La casa de Arthur Rimbaud en Harar

Arthur el africano se hace fatalista: “Como los musulmanes, sólo sé que lo que sucede, sucede, eso es todo”. Utilizaba como precinto un sello de cera con la inscripción Abdoh Rinbo, o sea, “Rimbaud, sevidor de Dios”. Dicho fatalismo condiciona la incisiva austeridad de sus escritos. El informe relativo a la primera expedición a Ogadine (10 de diciembre de 1883) es una pieza sin duda magistral. Sobre las costumbres de sus habitantes dice: “También usan flechas envenenadas. El veneno llamado ouabay, que se emplea en todo el país somalí, se saca de raíces machacadas y hervidas de un arbusto. Les mandamos la muestra. Según cuentan los somalíes, alrededor de este arbusto siempre hay restos de serpientes, y todos los árboles cercanos se secan. Este veneno actúa con bastante lentitud, porque los indígenas heridos por estas flechas (que también se emplean como armas de guerra) se cortan la zona afectada y se salvan”. Este es el tono frío de una novela de terror en parajes exóticos.
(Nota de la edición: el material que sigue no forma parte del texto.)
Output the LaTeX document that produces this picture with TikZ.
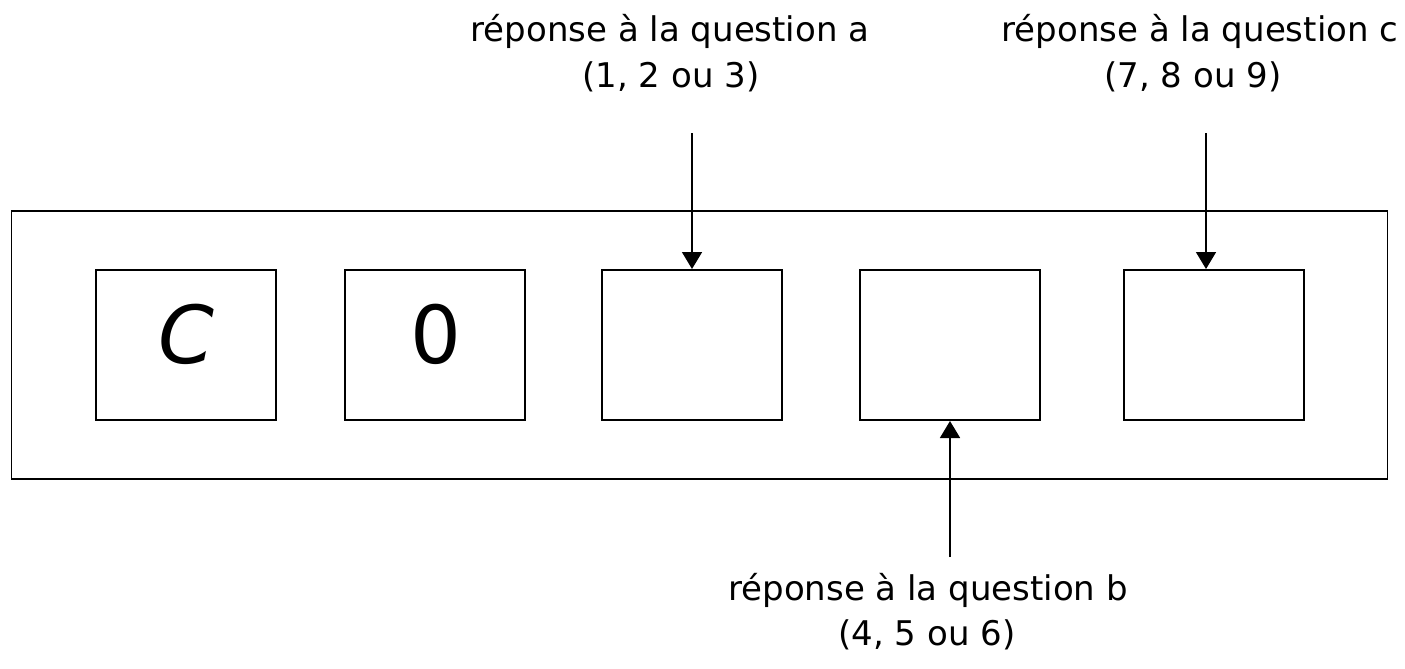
\documentclass[tikz,border=0pt]{standalone}
\usepackage{fontspec}
\setmainfont{DejaVu Sans}
\usetikzlibrary{arrows.meta}
\begin{document}
\begin{tikzpicture}[x=1pt,y=-1pt,
  outerbox/.style={draw, line width=1.6pt},
  cellbox/.style={draw, line width=2pt},
  ptr/.style={line width=1.6pt, -{Triangle[width=20pt,length=17pt]}},
  lab/.style={align=center, font=\fontsize{34}{46}\selectfont, inner sep=0pt, anchor=base},
  big/.style={font=\fontsize{80}{90}\selectfont, anchor=base}]
\useasboundingbox (0,0) rectangle (1405,669);
\node[outerbox, minimum width=1376pt, minimum height=268pt, inner sep=0pt] (outer) at (699.5,345) {};
\foreach \n/\x in {b1/186, b2/435, b3/692, b4/950, b5/1214}
  \node[cellbox, minimum width=180pt, minimum height=150pt, inner sep=0pt] (\n) at (\x,345) {};
\node[big] (tc) at (186,363) {\textit{C}};
\node[big] (t0) at (436,363) {0};
\node[lab] (la) at (670,42) {réponse à la question a};
\node[lab] (la2) at (671,88) {(1, 2 ou 3)};
\node[lab] (lc) at (1200,42) {réponse à la question c};
\node[lab] (lc2) at (1193,88) {(7, 8 ou 9)};
\node[lab] (lb) at (928,600) {réponse à la question b};
\node[lab] (lb2) at (927,645) {(4, 5 ou 6)};
\coordinate (sa) at (692,133);
\coordinate (sc) at (1206,133);
\coordinate (sb) at (950,557);
\draw[ptr] (sa) -- (sa |- b3.north);
\draw[ptr] (sc) -- (sc |- b5.north);
\draw[ptr] (sb) -- (sb |- b4.south);
\end{tikzpicture}
\end{document}
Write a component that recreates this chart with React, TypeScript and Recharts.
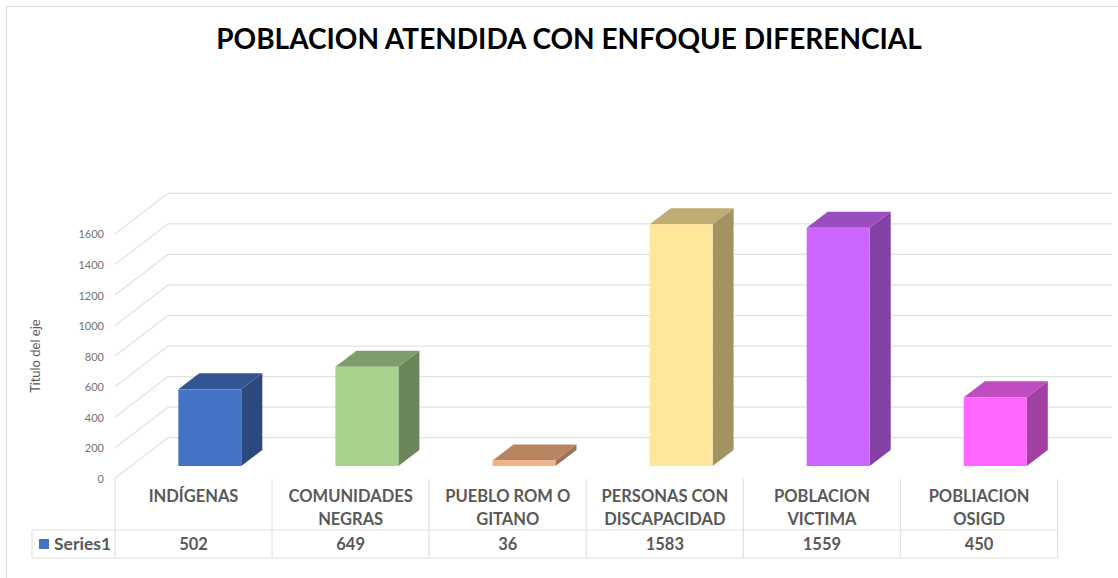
import { BarChart, Bar, XAxis, YAxis, CartesianGrid } from 'recharts';

const categories = ['INDÍGENAS', 'COMUNIDADES NEGRAS', 'PUEBLO ROM O GITANO', 'PERSONAS CON DISCAPACIDAD', 'POBLACION VICTIMA', 'POBLIACION OSIGD'];
const labelLines = [['INDÍGENAS'], ['COMUNIDADES', 'NEGRAS'], ['PUEBLO ROM O', 'GITANO'], ['PERSONAS CON', 'DISCAPACIDAD'], ['POBLACION', 'VICTIMA'], ['POBLIACION', 'OSIGD']];
const values = [502, 649, 36, 1583, 1559, 450];
const barColors = ['#4472C4', '#A9D18E', '#F4B183', '#FFE699', '#CC66FF', '#FF66FF'];
const yTicks = [0, 200, 400, 600, 800, 1000, 1200, 1400, 1600];

const data = categories.map((name, i) => ({ name, value: values[i] }));

const FONT = 'Lato, sans-serif';
const GRID = '#E2E2E2';
const TEXT = '#595959';

// depth of the fake 3D look
const DX = 21;
const DY = 16;

function shade(hex: string, f: number) {
  const n = parseInt(hex.slice(1), 16);
  const c = [(n >> 16) & 255, (n >> 8) & 255, n & 255].map((v) => Math.round(v * f));
  return `rgb(${c[0]},${c[1]},${c[2]})`;
}

function Box3D(props: any) {
  const { x, y, width, height, index } = props;
  const color = barColors[index];
  const r = x + width;
  const b = y + height;
  return (
    <g>
      <polygon points={`${r},${y} ${r + DX},${y - DY} ${r + DX},${b - DY} ${r},${b}`} fill={shade(color, 0.64)} />
      <polygon points={`${x},${y} ${x + DX},${y - DY} ${r + DX},${y - DY} ${r},${y}`} fill={shade(color, 0.75)} />
      <rect x={x} y={y} width={width} height={height} fill={color} />
    </g>
  );
}

// floor offset: the front edge sits below the bar base, the back wall above it
function GridLine(props: any) {
  const y = props.y1;
  return (
    <g key={props.key ?? y}>
      <line x1={115} y1={y + 12.3} x2={168} y2={y - 28.3} stroke={GRID} strokeWidth={1.2} />
      <line x1={168} y1={y - 28.3} x2={1112} y2={y - 28.3} stroke={GRID} strokeWidth={1.2} />
    </g>
  );
}

function YTick(props: any) {
  return (
    <text x={104} y={props.y + 12.3} dy={4.5} textAnchor="end" fontFamily={FONT} fontSize={11} fill="#737373">
      {props.payload.value}
    </text>
  );
}

function TableCell(props: any) {
  const { x, index } = props;
  const left = x - 94.8;
  const right = left + 157;
  const cx = left + 78.5;
  const lines = labelLines[index];
  return (
    <g fontFamily={FONT} fontWeight={700} fill={TEXT} fontSize={16.5}>
      {index === 0 && (
        <g>
          <line x1={115} y1={478} x2={115} y2={558} stroke={GRID} strokeWidth={1.2} />
          <line x1={32} y1={530} x2={115} y2={530} stroke={GRID} strokeWidth={1.2} />
          <line x1={32} y1={558} x2={115} y2={558} stroke={GRID} strokeWidth={1.2} />
          <line x1={32} y1={530} x2={32} y2={558} stroke={GRID} strokeWidth={1.2} />
          <rect x={39} y={539} width={10} height={10} fill={barColors[0]} />
          <text x={54} y={549.5} fontSize={17.5}>Series1</text>
        </g>
      )}
      <line x1={right} y1={479} x2={right} y2={558} stroke={GRID} strokeWidth={1.2} />
      <line x1={left} y1={530} x2={right} y2={530} stroke={GRID} strokeWidth={1.2} />
      <line x1={left} y1={558} x2={right} y2={558} stroke={GRID} strokeWidth={1.2} />
      {lines.map((t, i) => (
        <text key={t} x={cx} y={501.5 + i * 23} textAnchor="middle">{t}</text>
      ))}
      <text x={cx} y={549.5} textAnchor="middle">{values[index]}</text>
    </g>
  );
}

export default function App() {
  return (
    <div style={{ position: 'absolute', left: 0, top: 0, width: 1118, height: 578, overflow: 'hidden', background: '#fff' }}>
      <div style={{ position: 'absolute', left: 6, top: 6, right: 0, bottom: 0, borderLeft: '1.5px solid #DADADA', borderTop: '1.5px solid #DADADA' }} />
      <div style={{ position: 'absolute', left: 0, width: 1138, top: 18, textAlign: 'center', fontFamily: FONT, fontWeight: 700, fontSize: 28, color: '#000', lineHeight: '40px' }}>
        POBLACION ATENDIDA CON ENFOQUE DIFERENCIAL
      </div>
      <div style={{ position: 'absolute', left: 35, top: 356, transform: 'translate(-50%, -50%) rotate(-90deg)', fontFamily: FONT, fontSize: 13, color: '#595959', whiteSpace: 'nowrap' }}>
        Título del eje
      </div>
      <div style={{ position: 'absolute', left: 0, top: 0 }}>
        <BarChart width={1118} height={578} data={data} barSize={63} margin={{ top: 221.6, right: 44.1, bottom: 0, left: 91.3 }}>
          <CartesianGrid vertical={false} horizontal={(p: any) => <GridLine {...p} />} />
          <XAxis dataKey="name" height={112} interval={0} axisLine={false} tickLine={false} tickSize={0} tick={(p: any) => <TableCell {...p} />} />
          <YAxis width={40} domain={[0, 1600]} ticks={yTicks} axisLine={false} tickLine={false} tick={(p: any) => <YTick {...p} />} />
          <Bar dataKey="value" isAnimationActive={false} shape={(p: any) => <Box3D {...p} />} />
        </BarChart>
      </div>
    </div>
  );
}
Se aproxima el final. La comunicación con su familia decrece. En una carta del 25 de febrero de 1890 explica las causas de su mutismo, que muy pronto será definitivo: “No os sorprendáis de mi silencio: el motivo principal es que nunca encuentro nada interesante que contaros. Viviendo en uno de estos países nunca hay nada que contar. Desiertos poblados de estúpidos negros, sin caminos, sin correo, sin viajeros: ¿qué queréis que os escriba? Que nos aburrimos, que no sabemos qué hacer, que nos embrutecemos; que todo el mundo está hasta la coronilla, pero que nadie puede irse, etc. Eso es todo lo que se puede contar; y como no resulta divertido, lo mejor es callarse”. Igual que Wittgenstein.